Not satisfied by not finishing my first project, I boldly go where I have gone before. This time I approach my other hobby of fish keeping with all the unbridled enthusiasm of the wandering electronics geek. I’m going to build a fish tank monitor!
This was all started by building a small tropical fish tank for my in-laws. This will be sited away from where I live, and rather than the hard landscaped gravel aquarium with plastic plants which it started as, I have suggested a more living aquarium with shrimp, snails, few fish and easy plants such as ‘Cuba’ and lilies. In addition a much more capable external Eheim canister filter will scrub the water well, and I am recommending little if no water changes as that works very well for my 120l fish tank.
But all this will happen a long distance away from here and I want to know how things are going remotely – hence the felt need for a monitoring station. While there are ones like the Seneye they do need a replaceable slide every month, and others like the Mindstream or Apex are truly expensive – plus they are built to control dosing or other schedules like lighting. I can do all of that using a cheap timer, and don’t need the expensive gear for what needs to be a simple tank.

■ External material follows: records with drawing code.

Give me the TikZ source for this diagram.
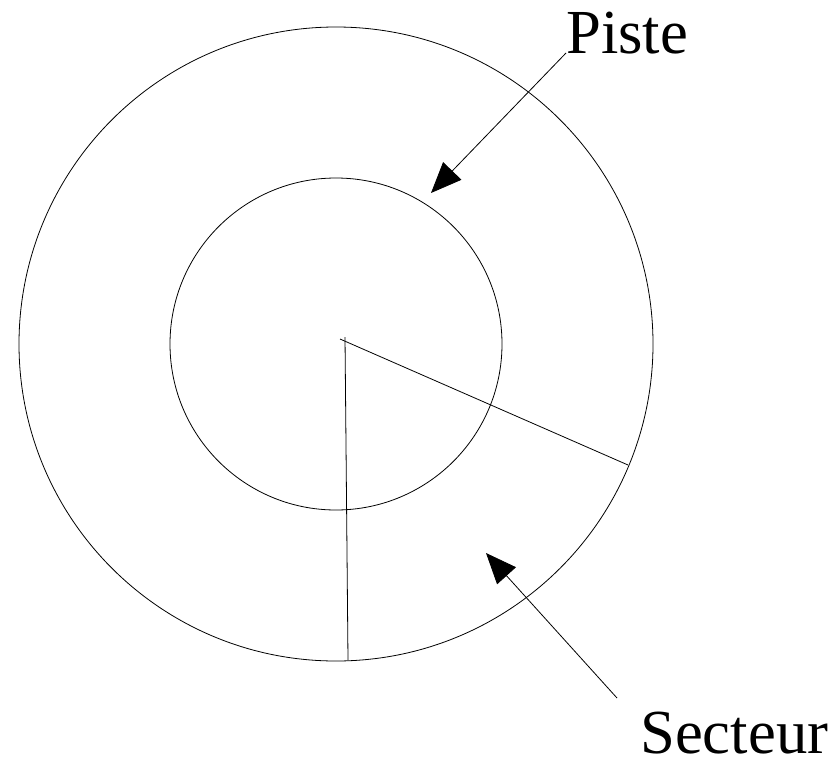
\documentclass[tikz,border=0pt]{standalone}
\usepackage{fontspec}
\setmainfont{Liberation Serif}
\usepackage{tikz}
\usetikzlibrary{arrows.meta}
\tikzset{
  disk/.style={draw, line width=0.6pt},
  radius line/.style={draw, line width=0.6pt},
  pointer/.style={-{Triangle[length=23pt, width=19pt]}, line width=0.6pt},
  label text/.style={inner sep=0pt, font=\fontsize{47}{50}\selectfont},
}
\begin{document}
\begin{tikzpicture}[x=0.75pt, y=-0.75pt]

		%% ── Frame ──
		\useasboundingbox (0,0) rectangle (838,760);

		%% ── Disk ──
		\coordinate (centre) at (336,344);
		\draw[disk] (centre) circle[radius=317];
		\draw[disk] (centre) circle[radius=166];

		%% ── Sector edges ──
		\coordinate (secA0) at (340,339);
		\coordinate (secA1) at (628,465);
		\coordinate (secB0) at (345,337);
		\coordinate (secB1) at (348,660);
		\draw[radius line] (secA0) -- (secA1);
		\draw[radius line] (secB0) -- (secB1);

		%% ── Labels ──
		\node[label text, anchor=base west] (piste)   at (566,53)  {Piste};
		\node[label text, anchor=base west] (secteur) at (640,753) {Secteur};

		%% ── Arrows ──
		\coordinate (pisteTip)   at (431,193);
		\coordinate (secteurTail) at (617,698);
		\coordinate (secteurTip) at (486,553);
		\draw[pointer] (piste.base west) -- (pisteTip);
		\draw[pointer] (secteurTail) -- (secteurTip);

	\end{tikzpicture}
\end{document}
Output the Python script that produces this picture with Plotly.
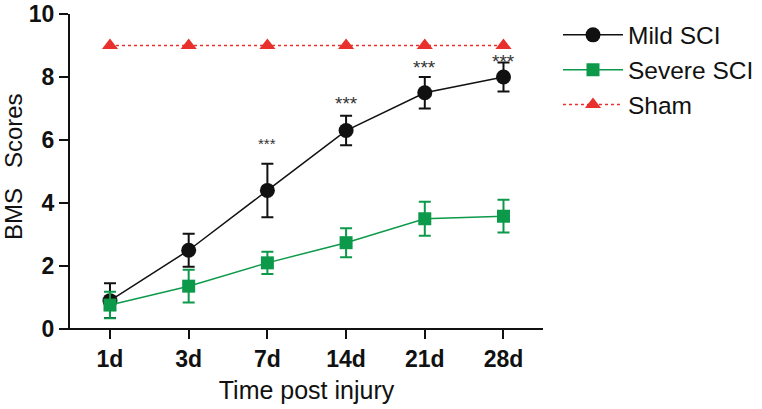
import plotly.graph_objects as go

days = ["1d", "3d", "7d", "14d", "21d", "28d"]
mild_mean = [0.9, 2.5, 4.4, 6.3, 7.5, 8.0]
mild_err = [0.55, 0.52, 0.85, 0.47, 0.5, 0.46]
severe_mean = [0.76, 1.36, 2.1, 2.74, 3.5, 3.58]
severe_err = [0.42, 0.52, 0.35, 0.46, 0.54, 0.52]
sham_mean = [9, 9, 9, 9, 9, 9]
star_days = ["7d", "14d", "21d", "28d"]
star_y = [6.0, 7.24, 8.4, 8.6]
y_ticks = [0, 2, 4, 6, 8, 10]

FONT = "Arial, Liberation Sans, sans-serif"
BLACK = "#111111"
GREEN = "#0c9a4a"
RED = "#e8302c"
star_sizes = [15, 19, 19, 19]

fig = go.Figure()
fig.add_trace(go.Scatter(
    x=days, y=mild_mean, name="Mild SCI", mode="lines+markers",
    line=dict(color=BLACK, width=1.5),
    marker=dict(symbol="circle", size=15, color=BLACK),
    error_y=dict(type="data", array=mild_err, color=BLACK, thickness=2, width=6),
))
fig.add_trace(go.Scatter(
    x=days, y=severe_mean, name="Severe SCI", mode="lines+markers",
    line=dict(color=GREEN, width=1.5),
    marker=dict(symbol="square", size=13, color=GREEN),
    error_y=dict(type="data", array=severe_err, color=GREEN, thickness=2, width=6),
))
fig.add_trace(go.Scatter(
    x=days, y=sham_mean, name="Sham", mode="lines+markers",
    line=dict(color=RED, width=1.5, dash="dot"),
    marker=dict(symbol="triangle-up", size=14, color=RED),
))

for d, yv, fs in zip(star_days, star_y, star_sizes):
    fig.add_annotation(x=d, y=yv, text="***", showarrow=False,
                       font=dict(family=FONT, size=fs, color="#333333"),
                       xanchor="center", yanchor="middle", yshift=-3)

fig.add_shape(type="line", xref="paper", yref="paper", x0=-0.017, x1=1, y0=0, y1=0,
              line=dict(color=BLACK, width=2))

# y-axis title as an annotation for exact placement
fig.add_annotation(xref="paper", yref="paper", x=-0.1205, y=0.514, text="BMS   Scores",
                   textangle=-90, showarrow=False, xanchor="center", yanchor="middle",
                   font=dict(family=FONT, size=24, color=BLACK))

fig.update_layout(
    width=762, height=409,
    margin=dict(l=70, r=219, t=14, b=80, autoexpand=False),
    paper_bgcolor="white", plot_bgcolor="white",
    font=dict(family=FONT, color=BLACK),
    showlegend=True,
    legend=dict(x=1.0317, y=1.005, xanchor="left", yanchor="top",
                font=dict(family=FONT, size=24.5, color=BLACK),
                bgcolor="rgba(0,0,0,0)", tracegroupgap=0, itemwidth=60),
)
fig.update_xaxes(
    type="category", categoryorder="array", categoryarray=days,
    range=[-0.508, 5.502], showline=False, showgrid=False, zeroline=False,
    automargin=False,
    ticks="outside", ticklen=9, tickwidth=2, tickcolor=BLACK,
    tickfont=dict(family=FONT, size=23, color=BLACK, weight="bold"),
    title=dict(text="Time post injury", font=dict(family=FONT, size=25, color=BLACK), standoff=10),
)
fig.update_yaxes(
    range=[0, 10], tickvals=y_ticks, showline=True, linecolor=BLACK, linewidth=2,
    showgrid=False, zeroline=False, automargin=False, ticklabeloverflow="allow",
    ticks="outside", ticklen=9, tickwidth=2, tickcolor=BLACK,
    tickfont=dict(family=FONT, size=23, color=BLACK, weight="bold"),
)

fig.write_html("out.html", config={"displayModeBar": False},
               post_script="document.body.style.margin='0';")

Ideally I’d like to hook up a couple of sensors to a single-board computer such as an Odroid or Raspberry Pi, and connect to the local WiFi to transmit readings through to somewhere else – none of that worries me at all and using things like MQTT make it all very simple. Apparently for the Seneye you don’t even need the branded web server as you can use another server to do it – see here. But the sensors are the right pain as I’ll explain below. I’d like to be able to read:
- temperature probe – these are simple
- pH probe – much more complex and needs both calibration, and removing from the water due to fouling. I could use something like this to read the probe
- NH3 as this affects the fish badly
- light levels – likely simple as well
- water levels – no water = bad! Conduction strip or
- … anything else I dream up.
I don’t need a display nor a GUI front-end as I am happiest when treating my SBCs as remote and headless – I find it tunes the mind to not trying everything and understanding how to recover remotely without a keyboard.